THE microwave network covering a significant part of the country is a development that should vastly promote Botswana's position in the world economy. further developments improving both internal links and those with the outside world will at the same time reduce the costs of telecommunications services.




The new Botswana Telecommunications headquarters in Gaborone.
Inset: Microwave dishes on the main tower of the building.

The Botswana Telecommunications Corporation (BTC), established as a commercial entity in 1`980, is charged with the provision, development, operation and management of the country's national and international telecommunications services. This corporation has achieved significant growth over the last five years and is in the process of developing a network unequalled throughout the whole of Africa. Over the past decade BTC has increased its capacity from 10 600 lines to 50 700. By the end of the first quarter of the 1994/5 financial year a further 39 villages will be provided with telecommunication service. Emphasis on the development of the network has remained the priority of the corporation and, with completion of a third phase in its main development programme in 1994, a total of almost P250 million will have been invested on the microwave ring around Botswana which covers a distance of 3550 kilometres. For high density, high usage areas, optical fibre cable is being used to reinforce and complement as well as diversify the microwave system. Fibre installations occur mainly in urban networks where they facilitate data services, Botspac and telephone conversations. A major expansion is currently under way with the installation of 900 kilometres of optical fibre systems from Jwaneng to Rampokgwebane with extensions to Orapa and Serowe.

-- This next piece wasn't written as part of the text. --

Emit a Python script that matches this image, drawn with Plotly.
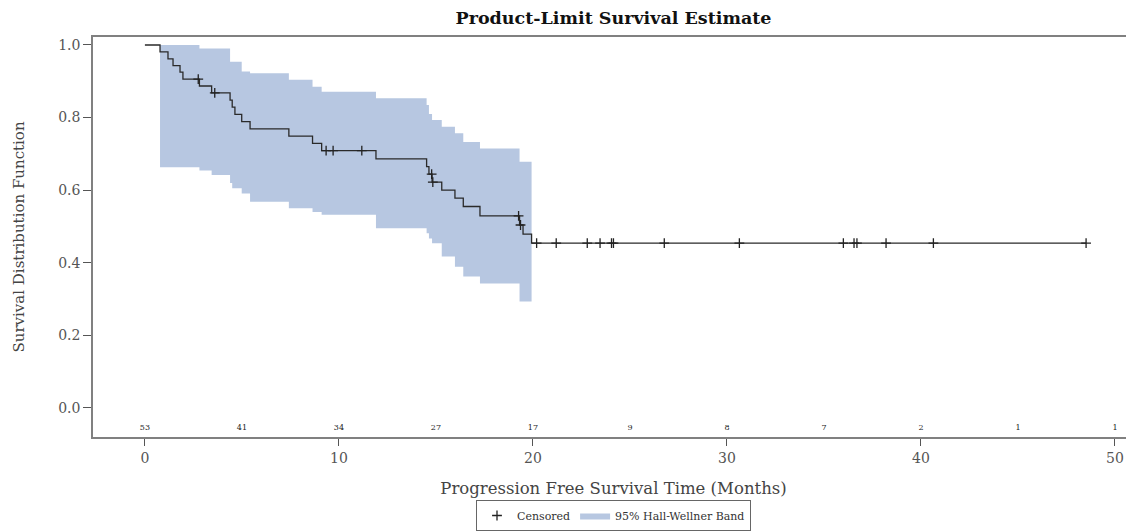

In bringing state-of-the-art communications to previously isolated areas, BTC is able to provide a high quality telephone service to all major areas of Botswana. Training continues to be an activity which occupies a central position and is undertaken at an intensified level. Extensions to both training accommodation and equipment installation have been completed, and a transmission laboratory and an Ericsson AXE training exchange are now available. Use of the new long distance cables will provide Botswana with reliable telecommunications links well into the 21st century, and Botswana can look forward to future applications of fibre which include relaying of television signals and high speed data links. When completed and commissioned, these and many other projects both currently in progress and planned will place the system of the Botswana Telecommunications Corporation among the most advanced in Africa.